High-profile CEOs from large corporations frequently struggle as LBO operating partners. They are accustomed to vast resources and being the sole boss, a mentality that clashes with the mentorship and resource-constrained environment of smaller portfolio companies.
In today's crowded market, the key PE differentiator is no longer financial engineering but the ability to identify and cultivate relationships with target companies months or years before a sale process. This provides the necessary time for deep diligence and strategic planning.
During due diligence on a venture firm, asking portfolio founders why they chose that investor is critical. If the answer is simply "they had money," it implies the VC offers no strategic value—like recruiting help or corporate relationships—and is not a top-tier partner.

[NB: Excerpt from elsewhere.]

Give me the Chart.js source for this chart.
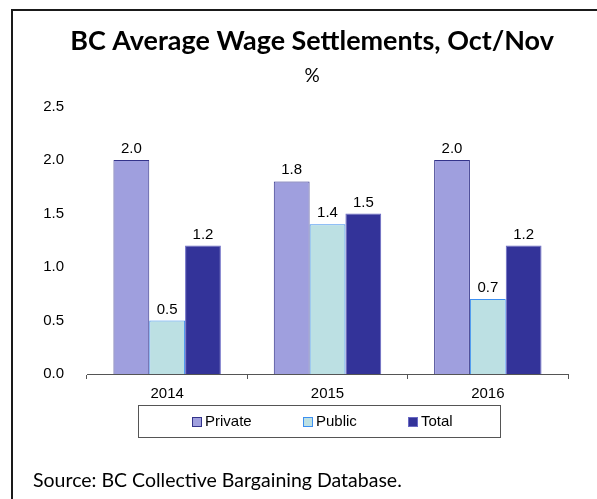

At the height of the dot-com bubble, top venture capitalists were incredibly stressed and unhappy. The fear of missing out on the next big deal if they took even an afternoon off created immense pressure that overshadowed their unprecedented financial success.
Private equity managers often get psychologically anchored to their purchase price. Instead of cutting losses on a poorly performing asset to redeploy time and capital, they hold on in the vain hope of getting their money back, turning a bad deal into a time-consuming, mediocre one.
Unlike venture capital, which relies on a few famous home runs, private equity success is built on a different model. It involves consistently executing "blocking and tackling" to achieve 3-4x returns on obscure industrial or service businesses that the public has never heard of.
As PE firms shift from generalist to specialized vertical teams, the next generation of leaders lacks cross-sector experience. This creates a risk of poor decision-making and weak trust within the future investment committee, which must opine on deals outside their expertise.
It's easy for a General Partner (GP) to be a good partner when markets are strong and profitable. A GP's true character, integrity, and alignment with Limited Partners (LPs) are only tested when a downturn forces difficult conversations about shrinking profits and unmet expectations.
When market competition compresses returns, PE firms that rigidly stick to historical IRR targets (e.g., 40%) are forced to underwrite increasingly risky deals. This strategy often backfires, as ignoring the elevated risk of failure leads to more blow-ups and poor fund performance.
Limited Partners are often misled by emerging managers with a short track record of a few successful deals. With a small sample size (e.g., 5-6 deals), it's impossible to distinguish between skill and pure luck—the equivalent of flipping heads five times in a row.
When a General Partner offers a GP-led secondary, they shift the crucial decision of when to sell an asset from themselves—the expert—to the Limited Partner. This undermines a core tenet of the LP-GP relationship, as LPs lack the deep asset-level knowledge to make an informed sell-or-hold decision.
When David Swenson published the "Yale Model," many institutions tried to copy it without possessing Yale's resources, network, or manager selection expertise. This led many to chase private equity and hedge funds ill-equipped, resulting in them backing lower-quartile managers and achieving poor results.